United States Suburbia
When I moved to Asia, I noticed that my relationship with my neighbours changed. I believe that it was more related to the change from living in houses on a street with a yard in the United States versus living in an apartment in Asia. In Asia, I lived in much larger cities so we mainly stayed in apartments/flats and everyone always seems to be busy. Interestingly enough, though some of my neighbours were westerners, the connection that I had grown up with was still missing. It seems odd, but I feel that close proximity to our neighbours actually may contribute to us being less connected and friendly. Maybe when we are physically close we seek the sanctuary of solitude to enjoy some alone time. When we are more physically separated we may miss and seek out a connection with others.

The stress of a larger city may also contribute to the perceived lack of friendliness. My hometown in the United States has a rush hour that lasts about 45 minutes. In every city that I have lived in Asia rush hour can last more than 3 hours and if it rains then you have to add on at least another hour. After dealing with a stressful commute, it usually takes me a bit of time to decompress. I usually even ask my wife to give me some space when I first come home as a chance to de-stress from the day’s work and commute.

Since we have moved to Singapore, we have reached out to our neighbours and I must say that they have been great.
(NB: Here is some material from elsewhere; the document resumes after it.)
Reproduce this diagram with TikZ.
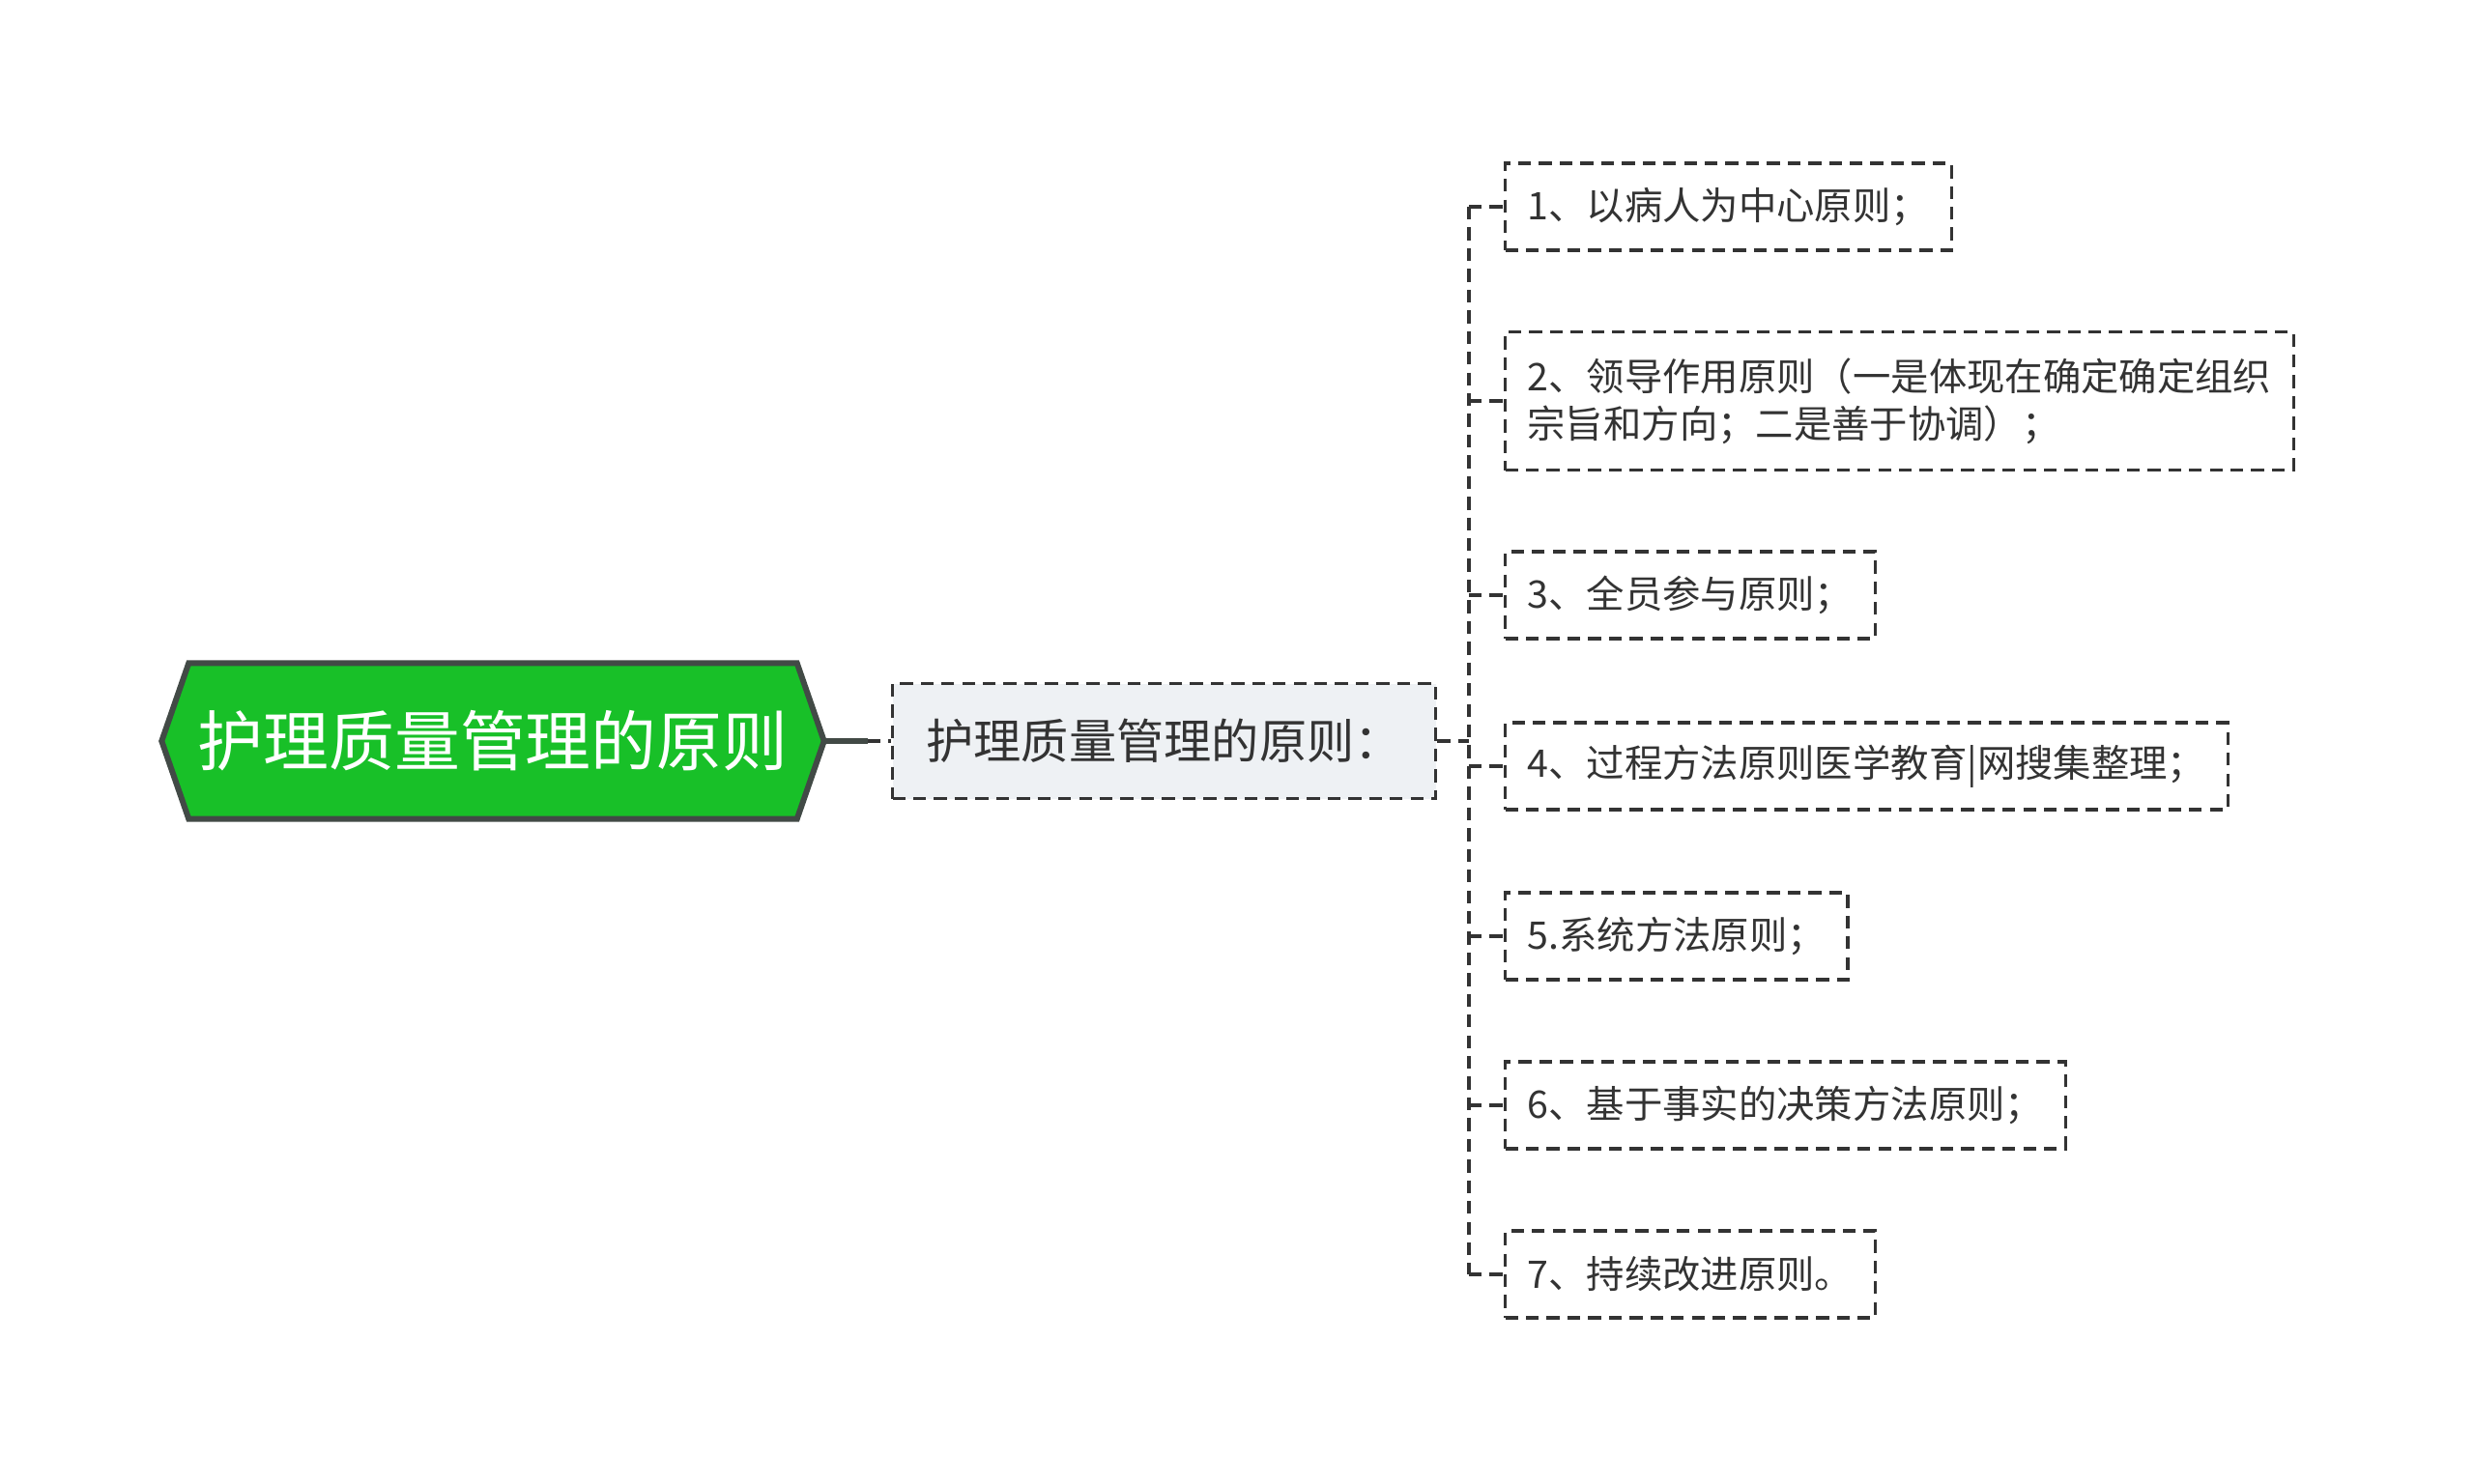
\documentclass[tikz,border=0pt]{standalone}
\usepackage{fontspec}
\setmainfont{Noto Sans CJK SC}
\usetikzlibrary{calc,backgrounds}

\definecolor{rootgreen}{RGB}{24,192,40}
\definecolor{rootedge}{RGB}{66,74,70}
\definecolor{linegray}{RGB}{51,51,51}
\definecolor{midfill}{RGB}{238,241,244}

\tikzset{
  leaf/.style={draw=linegray, line width=0.9pt, dash pattern=on 3.8pt off 2.3pt,
    anchor=west, inner xsep=0.23cm, minimum height=0.9cm, align=left,
    text=linegray, font=\fontsize{11.2}{14}\selectfont},
  link/.style={draw=linegray, line width=0.9pt, dash pattern=on 3.8pt off 2.3pt},
}

\begin{document}
\begin{tikzpicture}
\useasboundingbox (0,0) rectangle (25.6,-15.35);

% Root node (hexagon)
\node[minimum width=6.28cm, minimum height=1.6cm, inner sep=0pt, text=white,
  font=\fontsize{19.3}{22}\selectfont] (root) at (5.10,-7.67) {护理质量管理的原则};
\coordinate (rootL) at ($(root.west)+(-0.28,0)$);
\coordinate (rootR) at ($(root.east)+(0.28,0)$);
\begin{scope}[on background layer]
\filldraw[fill=rootgreen, draw=rootedge, line width=1.7pt] (rootL) -- (root.north west)
  -- (root.north east) -- (rootR) -- (root.south east) -- (root.south west) -- cycle;
\end{scope}

% Middle node
\node[leaf, fill=midfill, minimum width=5.62cm, minimum height=1.19cm, inner xsep=0.26cm,
  font=\fontsize{14}{16}\selectfont] (mid) at (9.22,-7.67) {护理质量管理的原则：};

% Root to middle
\coordinate (rj) at (8.98,-7.67);
\draw[rootedge, line width=1.7pt] (rootR) -- (rj);
\draw[link] (rj) -- (mid.west);

% Child nodes
\node[leaf] (c1) at (15.56,-2.14) {1、以病人为中心原则；};
\node[leaf, minimum height=1.43cm] (c2) at (15.56,-4.15) {2、领导作用原则（一是体现在确定确定组织\\宗旨和方向；二是善于协调）；};
\node[leaf] (c3) at (15.56,-6.16) {3、全员参与原则；};
\node[leaf] (c4) at (15.56,-7.93) {4、过程方法原则医学教育|网搜集整理；};
\node[leaf] (c5) at (15.56,-9.69) {5.系统方法原则；};
\node[leaf] (c6) at (15.56,-11.44) {6、基于事实的决策方法原则；};
\node[leaf] (c7) at (15.56,-13.19) {7、持续改进原则。};

% Trunk and branches
\coordinate (fork) at (15.20,-7.67);
\draw[link] (mid.east) -- (fork);
\draw[link] (fork |- c1.west) -- (fork |- c7.west);
\foreach \c in {c1,c2,c3,c4,c5,c6,c7} {
    \draw[link] (fork |- \c.west) -- (\c.west);
}
\end{tikzpicture}
\end{document}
We have shared meals together, invited each other to celebrations, and picked up gifts for each other on our travels. I have also struck up conversations in the elevators with some of the other neighbours. I find that most have been receptive and kind during our short journey. This makes me feel that most would be more receptive to becoming more neighbourly and be part of a larger community.
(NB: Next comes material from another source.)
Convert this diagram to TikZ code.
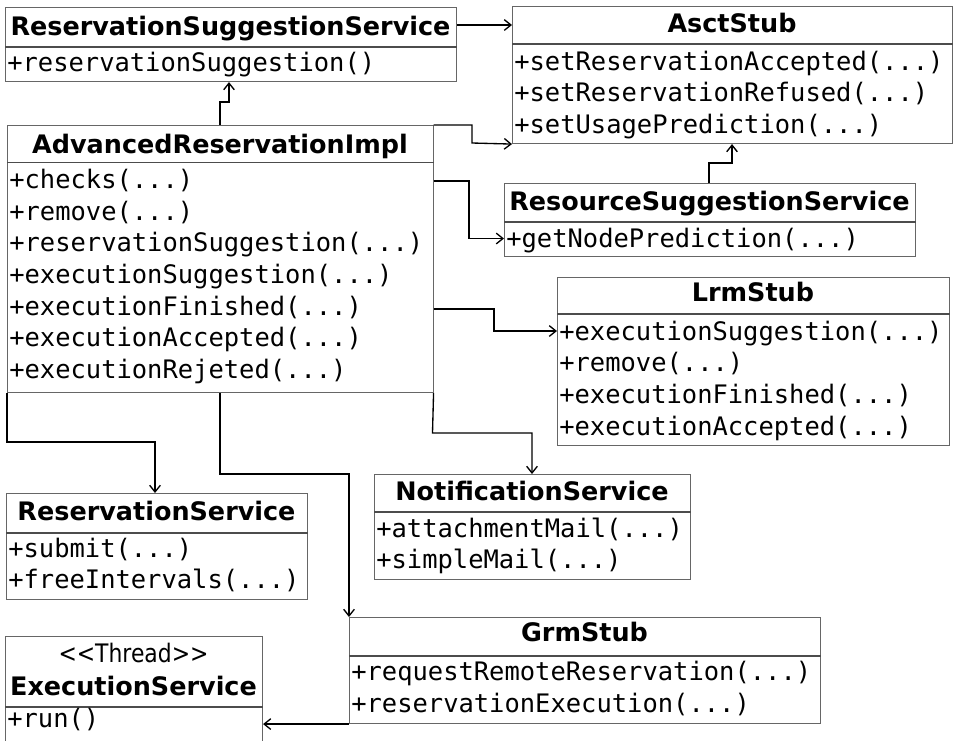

Overall, I am optimistic that even in large cities where populations are physically close that we can be kind and neighbourly to one another and develop a close knit community. However, I think we still need a catalyst to make things happen. I have decided to associate myself with the SKM as I believe that it acts as a catalyst. We may need to start small like greeting each other in elevators or as we stand in line (an all too common occurrence in Singapore). The opportunities for kindness are always there. It is up to us to take ownership of our social environment and just step up to make the effort.

I think that is what their tagline means when it says “A Nation of Kindness Starts with One”. I know it starts with me taking the initiative.

Darrin

Comments

  1. Thank you Darrin for your contribution in this posting! I thought your assessment of the differences between living in Asia versus the U.S. is quite accurate (though it may be more a difference in large city versus small town). As one who was born in Singapore but grew up in North America, I can attest to the friendliness of neighbors and sense of community I have here in the American suburbs. It is wonderful though to see you cross cultural bridges to "be the change that you wish to see". It certainly does boil down to each person having a greater consciousness of one's actions and responsibility in creating a better world to live in.